>> Begin

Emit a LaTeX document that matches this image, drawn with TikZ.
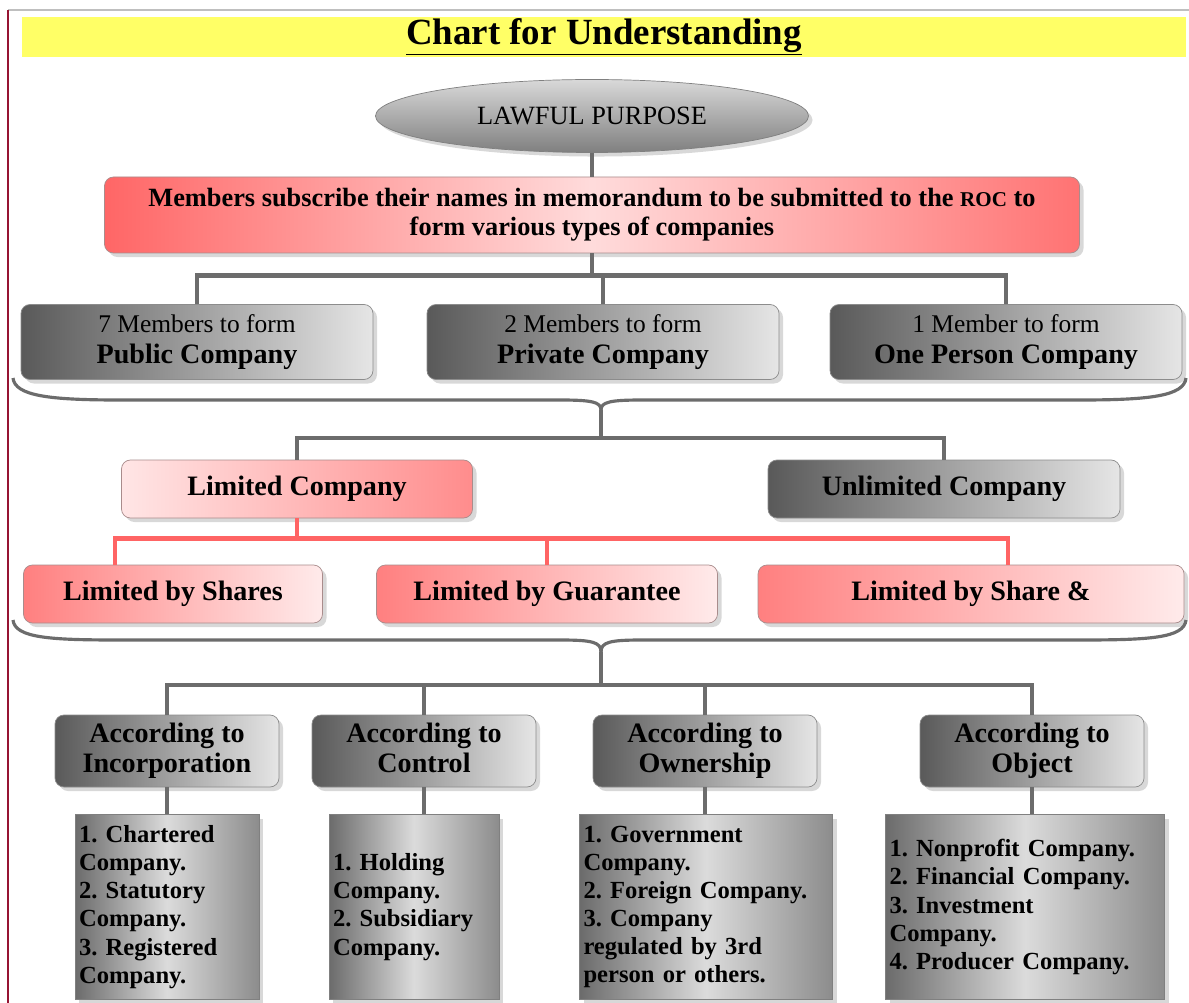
\documentclass[tikz,border=0pt]{standalone}
\usepackage{fontspec}
\setmainfont{Liberation Serif}
\usetikzlibrary{positioning,shapes.geometric,shadows,calc}
\newlength\px
\setlength\px{0.02cm}
\definecolor{banner}{RGB}{255,255,102}
\definecolor{margin}{RGB}{150,20,50}
\definecolor{connred}{RGB}{255,100,100}
\definecolor{conngray}{RGB}{108,108,108}
\frenchspacing

\begin{document}
\begin{tikzpicture}[x=1\px,y=-1\px,
    graybox/.style={draw=black!45,rounded corners=9\px,left color=black!65,right color=black!10,
      drop shadow={opacity=.3},align=center,minimum width=352\px,minimum height=75\px,
      font=\fontsize{14.5}{18}\selectfont},
    pinkbox/.style={draw=red!25!black!45,rounded corners=9\px,left color=red!50,right color=red!8,
      drop shadow={opacity=.3},align=center,minimum height=58\px,
      font=\fontsize{16}{19}\selectfont\bfseries},
    headbox/.style={graybox,minimum width=224\px,minimum height=72\px,text depth=4pt,
      font=\fontsize{16}{17}\selectfont\bfseries},
    listbox/.style={draw=black!50,left color=black!58,right color=black!45,middle color=black!14,
      drop shadow={opacity=.3},align=left,minimum height=185\px,inner xsep=4\px,
      font=\fontsize{14}{16}\selectfont\bfseries},
    conn/.style={draw=conngray,line width=2.8pt},
    redconn/.style={draw=connred,line width=2.8pt},
    bracepath/.style={draw=conngray,line width=1.8pt}]

\useasboundingbox (0,0) rectangle (1189,1003);
\fill[white] (0,0) rectangle (1189,1003);

% page edges and title band
\draw[black!25,line width=1pt] (8,10) -- (1189,10);
\draw[margin,line width=1.1pt] (8,10) -- (8,1003);
\fill[banner] (22,17) rectangle (1186,57);
\node[font=\fontsize{21}{24}\selectfont\bfseries] (title) at (604,37) {\underline{Chart for Understanding}};

% top of the chart
\node[ellipse,draw=black!50,top color=black!15,bottom color=black!50,drop shadow={opacity=.3},
    minimum width=433\px,minimum height=73\px,font=\fontsize{15}{18}\selectfont]
    (lawful) at (592,116) {LAWFUL PURPOSE};
\node[pinkbox,left color=red!60,right color=red!55,middle color=red!14,minimum width=975\px,
    minimum height=76\px,font=\fontsize{15}{16.5}\selectfont\bfseries]
    (memo) at (592,215) {Members subscribe their names in memorandum to be submitted to the {\fontsize{12}{14}\selectfont ROC} to\\form various types of companies};

\node[graybox] (public) at (197,342) {7 Members to form\\{\bfseries\fontsize{16}{18}\selectfont Public Company}};
\node[graybox] (private) at (603,342) {2 Members to form\\{\bfseries\fontsize{16}{18}\selectfont Private Company}};
\node[graybox] (oneperson) at (1006,342) {1 Member to form\\{\bfseries\fontsize{16}{18}\selectfont One Person Company}};

\draw[conn] (lawful) -- (memo);
\draw[conn] (memo.south) -- ++(0,22) coordinate (split1);
\draw[conn] (public.north) |- (split1) -| (oneperson.north);
\draw[conn] (private.north) -- (private.north |- split1);

% first brace
\coordinate (brace1) at (601,410);
\draw[bracepath] (13,378) .. controls (15,396) and (50,400) .. (120,400) -- (560,400)
    .. controls (592,400) and (601,402) .. (brace1);
\draw[bracepath] (1186,378) .. controls (1184,396) and (1150,400) .. (1080,400) -- (642,400)
    .. controls (610,400) and (601,402) .. (brace1);
\draw[conn] (brace1) -- ++(0,28) coordinate (split2);

\node[pinkbox,left color=red!10,right color=red!45,minimum width=351\px] (limco) at (297,489) {Limited Company};
\node[graybox,minimum height=58\px,font=\fontsize{16}{19}\selectfont\bfseries] (unlimco) at (944,489) {Unlimited Company};
\draw[conn] (limco.north) |- (split2) -| (unlimco.north);

\node[pinkbox,minimum width=299\px] (byshares) at (173,594) {Limited by Shares};
\node[pinkbox,minimum width=341\px] (byguar) at (547,594) {Limited by Guarantee};
\node[pinkbox,minimum width=426\px] (bysharegu) at (971,594) {Limited by Share \&};

\draw[redconn] (limco.south) -- ++(0,20) coordinate (split3);
\draw[redconn] ($(byshares.north)+(-58,0)$) |- (split3) -| ($(bysharegu.north)+(37,0)$);
\draw[redconn] (byguar.north) -- (byguar.north |- split3);

% second brace
\coordinate (brace2) at (601,652);
\draw[bracepath] (13,620) .. controls (15,638) and (50,640) .. (120,640) -- (560,640)
    .. controls (592,640) and (601,642) .. (brace2);
\draw[bracepath] (1186,620) .. controls (1184,638) and (1150,640) .. (1080,640) -- (642,640)
    .. controls (610,640) and (601,642) .. (brace2);
\draw[conn] (brace2) -- ++(0,33) coordinate (split4);

% kinds of companies
\node[headbox] (incorp) at (167,751) {According to\\Incorporation};
\node[headbox] (control) at (424,751) {According to\\Control};
\node[headbox] (owner) at (705,751) {According to\\Ownership};
\node[headbox] (object) at (1032,751) {According to\\Object};

\draw[conn] (incorp.north) |- (split4) -| (object.north);
\draw[conn] (control.north) -- (control.north |- split4);
\draw[conn] (owner.north) -- (owner.north |- split4);

\node[listbox,text width=176\px] (incl) at (167,907) {1. Chartered\\Company.\\2. Statutory\\Company.\\3. Registered\\Company.};
\node[listbox,text width=162\px] (conl) at (414,907) {1. Holding\\Company.\\2. Subsidiary\\Company.};
\node[listbox,text width=245\px] (ownl) at (706,907) {1. Government\\Company.\\2. Foreign Company.\\3. Company\\regulated by 3rd\\person or others.};
\node[listbox,text width=271\px] (objl) at (1025,907) {1. Nonprofit Company.\\2. Financial Company.\\3. Investment\\Company.\\4. Producer Company.};

\draw[conn] (incorp.south) -- (incorp.south |- incl.north);
\draw[conn] (control.south) -- (control.south |- conl.north);
\draw[conn] (owner.south) -- (owner.south |- ownl.north);
\draw[conn] (object.south) -- (object.south |- objl.north);
\end{tikzpicture}
\end{document}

>> End

→ Goal
All of the material above should be reproduced exactly, except the pictures.

→ Response to this task
Emit a LaTeX document that matches this image, drawn with TikZ.
\documentclass[tikz,border=0pt]{standalone}
\usepackage{fontspec}
\setmainfont{Liberation Serif}
\usetikzlibrary{positioning,shapes.geometric,shadows,calc}
\newlength\px
\setlength\px{0.02cm}
\definecolor{banner}{RGB}{255,255,102}
\definecolor{margin}{RGB}{150,20,50}
\definecolor{connred}{RGB}{255,100,100}
\definecolor{conngray}{RGB}{108,108,108}
\frenchspacing

\begin{document}
\begin{tikzpicture}[x=1\px,y=-1\px,
    graybox/.style={draw=black!45,rounded corners=9\px,left color=black!65,right color=black!10,
      drop shadow={opacity=.3},align=center,minimum width=352\px,minimum height=75\px,
      font=\fontsize{14.5}{18}\selectfont},
    pinkbox/.style={draw=red!25!black!45,rounded corners=9\px,left color=red!50,right color=red!8,
      drop shadow={opacity=.3},align=center,minimum height=58\px,
      font=\fontsize{16}{19}\selectfont\bfseries},
    headbox/.style={graybox,minimum width=224\px,minimum height=72\px,text depth=4pt,
      font=\fontsize{16}{17}\selectfont\bfseries},
    listbox/.style={draw=black!50,left color=black!58,right color=black!45,middle color=black!14,
      drop shadow={opacity=.3},align=left,minimum height=185\px,inner xsep=4\px,
      font=\fontsize{14}{16}\selectfont\bfseries},
    conn/.style={draw=conngray,line width=2.8pt},
    redconn/.style={draw=connred,line width=2.8pt},
    bracepath/.style={draw=conngray,line width=1.8pt}]

\useasboundingbox (0,0) rectangle (1189,1003);
\fill[white] (0,0) rectangle (1189,1003);

% page edges and title band
\draw[black!25,line width=1pt] (8,10) -- (1189,10);
\draw[margin,line width=1.1pt] (8,10) -- (8,1003);
\fill[banner] (22,17) rectangle (1186,57);
\node[font=\fontsize{21}{24}\selectfont\bfseries] (title) at (604,37) {\underline{Chart for Understanding}};

% top of the chart
\node[ellipse,draw=black!50,top color=black!15,bottom color=black!50,drop shadow={opacity=.3},
    minimum width=433\px,minimum height=73\px,font=\fontsize{15}{18}\selectfont]
    (lawful) at (592,116) {LAWFUL PURPOSE};
\node[pinkbox,left color=red!60,right color=red!55,middle color=red!14,minimum width=975\px,
    minimum height=76\px,font=\fontsize{15}{16.5}\selectfont\bfseries]
    (memo) at (592,215) {Members subscribe their names in memorandum to be submitted to the {\fontsize{12}{14}\selectfont ROC} to\\form various types of companies};

\node[graybox] (public) at (197,342) {7 Members to form\\{\bfseries\fontsize{16}{18}\selectfont Public Company}};
\node[graybox] (private) at (603,342) {2 Members to form\\{\bfseries\fontsize{16}{18}\selectfont Private Company}};
\node[graybox] (oneperson) at (1006,342) {1 Member to form\\{\bfseries\fontsize{16}{18}\selectfont One Person Company}};

\draw[conn] (lawful) -- (memo);
\draw[conn] (memo.south) -- ++(0,22) coordinate (split1);
\draw[conn] (public.north) |- (split1) -| (oneperson.north);
\draw[conn] (private.north) -- (private.north |- split1);

% first brace
\coordinate (brace1) at (601,410);
\draw[bracepath] (13,378) .. controls (15,396) and (50,400) .. (120,400) -- (560,400)
    .. controls (592,400) and (601,402) .. (brace1);
\draw[bracepath] (1186,378) .. controls (1184,396) and (1150,400) .. (1080,400) -- (642,400)
    .. controls (610,400) and (601,402) .. (brace1);
\draw[conn] (brace1) -- ++(0,28) coordinate (split2);

\node[pinkbox,left color=red!10,right color=red!45,minimum width=351\px] (limco) at (297,489) {Limited Company};
\node[graybox,minimum height=58\px,font=\fontsize{16}{19}\selectfont\bfseries] (unlimco) at (944,489) {Unlimited Company};
\draw[conn] (limco.north) |- (split2) -| (unlimco.north);

\node[pinkbox,minimum width=299\px] (byshares) at (173,594) {Limited by Shares};
\node[pinkbox,minimum width=341\px] (byguar) at (547,594) {Limited by Guarantee};
\node[pinkbox,minimum width=426\px] (bysharegu) at (971,594) {Limited by Share \&};

\draw[redconn] (limco.south) -- ++(0,20) coordinate (split3);
\draw[redconn] ($(byshares.north)+(-58,0)$) |- (split3) -| ($(bysharegu.north)+(37,0)$);
\draw[redconn] (byguar.north) -- (byguar.north |- split3);

% second brace
\coordinate (brace2) at (601,652);
\draw[bracepath] (13,620) .. controls (15,638) and (50,640) .. (120,640) -- (560,640)
    .. controls (592,640) and (601,642) .. (brace2);
\draw[bracepath] (1186,620) .. controls (1184,638) and (1150,640) .. (1080,640) -- (642,640)
    .. controls (610,640) and (601,642) .. (brace2);
\draw[conn] (brace2) -- ++(0,33) coordinate (split4);

% kinds of companies
\node[headbox] (incorp) at (167,751) {According to\\Incorporation};
\node[headbox] (control) at (424,751) {According to\\Control};
\node[headbox] (owner) at (705,751) {According to\\Ownership};
\node[headbox] (object) at (1032,751) {According to\\Object};

\draw[conn] (incorp.north) |- (split4) -| (object.north);
\draw[conn] (control.north) -- (control.north |- split4);
\draw[conn] (owner.north) -- (owner.north |- split4);

\node[listbox,text width=176\px] (incl) at (167,907) {1. Chartered\\Company.\\2. Statutory\\Company.\\3. Registered\\Company.};
\node[listbox,text width=162\px] (conl) at (414,907) {1. Holding\\Company.\\2. Subsidiary\\Company.};
\node[listbox,text width=245\px] (ownl) at (706,907) {1. Government\\Company.\\2. Foreign Company.\\3. Company\\regulated by 3rd\\person or others.};
\node[listbox,text width=271\px] (objl) at (1025,907) {1. Nonprofit Company.\\2. Financial Company.\\3. Investment\\Company.\\4. Producer Company.};

\draw[conn] (incorp.south) -- (incorp.south |- incl.north);
\draw[conn] (control.south) -- (control.south |- conl.north);
\draw[conn] (owner.south) -- (owner.south |- ownl.north);
\draw[conn] (object.south) -- (object.south |- objl.north);
\end{tikzpicture}
\end{document}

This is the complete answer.